Как-то у меня было назначено три больших операции в один день.
Я сказал ему:
— Придется нам с тобой допоздна пробыть в операционной.
Он надулся, как мышь на крупу:
— В Иркин день рождения? Я не останусь.
— Леня, ты же не бросишь меня одного?
— Нет, в Иркин день рождения я не останусь поздно.
Я разозлился: работа есть работа, и если твой старший просит, надо выполнять. В тот день я пришел домой уже за полночь. Ирина спросила:
— Что так поздно?
— Леня не хотел оставаться со мной в день рождения Ирки, пришлось мне работать одному, без помощника.
Что сказала про него Ирина, я лучше не напишу. Но и у меня после этого остался на душе горький осадок.
Леня мечтал попасть в резидентуру по ортопедической хирургии. Иммигрантов в нее не принимали. Я спросил Виктора:
— Есть ли какой-нибудь шанс помочь Лио?
— Практически — нет. Ни одна программа резидентуры не возьмет иммигранта. Но я как-то помог одному директору, чтобы его программу не сократили. Пусть Лио хорошо сдаст экзамен, я посмотрю, что можно для него сделать.
Виктор слов на ветер не бросал, я, как всегда, надеялся на него. И я знал, что связи в Америке всегда помогают. Мне хотелось помочь Лене больше, чем он хотел помогать мне.
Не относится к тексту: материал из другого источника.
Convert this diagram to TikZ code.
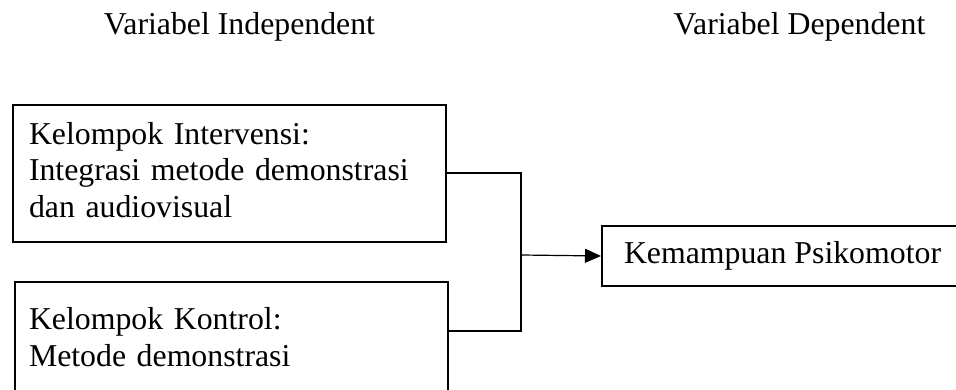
\documentclass[tikz,border=0pt]{standalone}
\usepackage{fontspec}
\setmainfont{Liberation Serif}
\usetikzlibrary{positioning,arrows.meta}

\tikzset{
  txt/.style={font=\fontsize{31.8}{36.7}\selectfont},
  varbox/.style={draw,line width=2pt,txt,align=left,inner xsep=16pt,inner ysep=0pt},
  link/.style={line width=2pt},
  arrow/.style={-{Triangle[length=16pt,width=14pt]},line width=1.2pt}
}

\begin{document}
\begin{tikzpicture}[x=1pt,y=-1pt]
    \useasboundingbox (0,0) rectangle (956,390);
    \clip (0,0) rectangle (956,390);

    \node[txt,anchor=base] (indep) at (239.5,35) {Variabel Independent};
    \node[txt,anchor=base] (dep) at (799.5,35) {Variabel Dependent};

    \node[varbox,minimum width=433pt,minimum height=137pt,text width=401pt] (inter) at (229.5,173.5)
        {\strut Kelompok Intervensi:\\Integrasi metode demonstrasi\\dan audiovisual\strut};
    \node[varbox,inner xsep=14pt,minimum width=433pt,minimum height=118pt,text width=405pt] (kontrol) [below of=inter,node distance=167.5pt,xshift=2pt]
        {\strut Kelompok Kontrol:\\Metode demonstrasi\strut};
    \node[varbox,inner xsep=22pt,minimum height=60pt,anchor=west] (psiko) at (601,256)
        {\strut Kemampuan Psikomotor};

    \coordinate (join) at (521,255);
    \draw[link] (inter.east) -| (join) |- ([yshift=10pt]kontrol.east);
    \draw[arrow] (join) -- (psiko.west);
\end{tikzpicture}
\end{document}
В середине работы над книгой издательство прислало мне чек на десять тысяч долларов. Я решил сделать Ирине подарок:
— Знаешь, я всегда мечтал, чтобы у тебя была хорошая зимняя шубка. Много лет я с горечью думал: я так тяжело работаю всю жизнь, но не смог купить для тебя такую шубку. И вот теперь я хочу, чтобы на эти деньги ты сама пошла и выбрала себе что нравится.
Ирина никогда не любила тратить деньги на дорогие наряды и совсем не любила драгоценности. Но тут, первый раз в жизни, она решила позволить себе такое (или, может, просто уступила мне, чтобы я не расстраивался). И она купила норковую шубку в дорогом меховом магазине «Ritz». Там продавались очень хорошие вещи, правда, не совсем новые: богатые женщины сдавали туда за полцены меха, которые носили короткое время, — что-то вроде мехового комиссионного для богатых. Ирина выбрала элегантную шубку за две тысячи долларов, которая стоила не менее пяти.
Так учебник помог исполнению моей мечты о шубке для жены, и в то же время так победило ее трезвое кредо в отношении к дорогим вещам.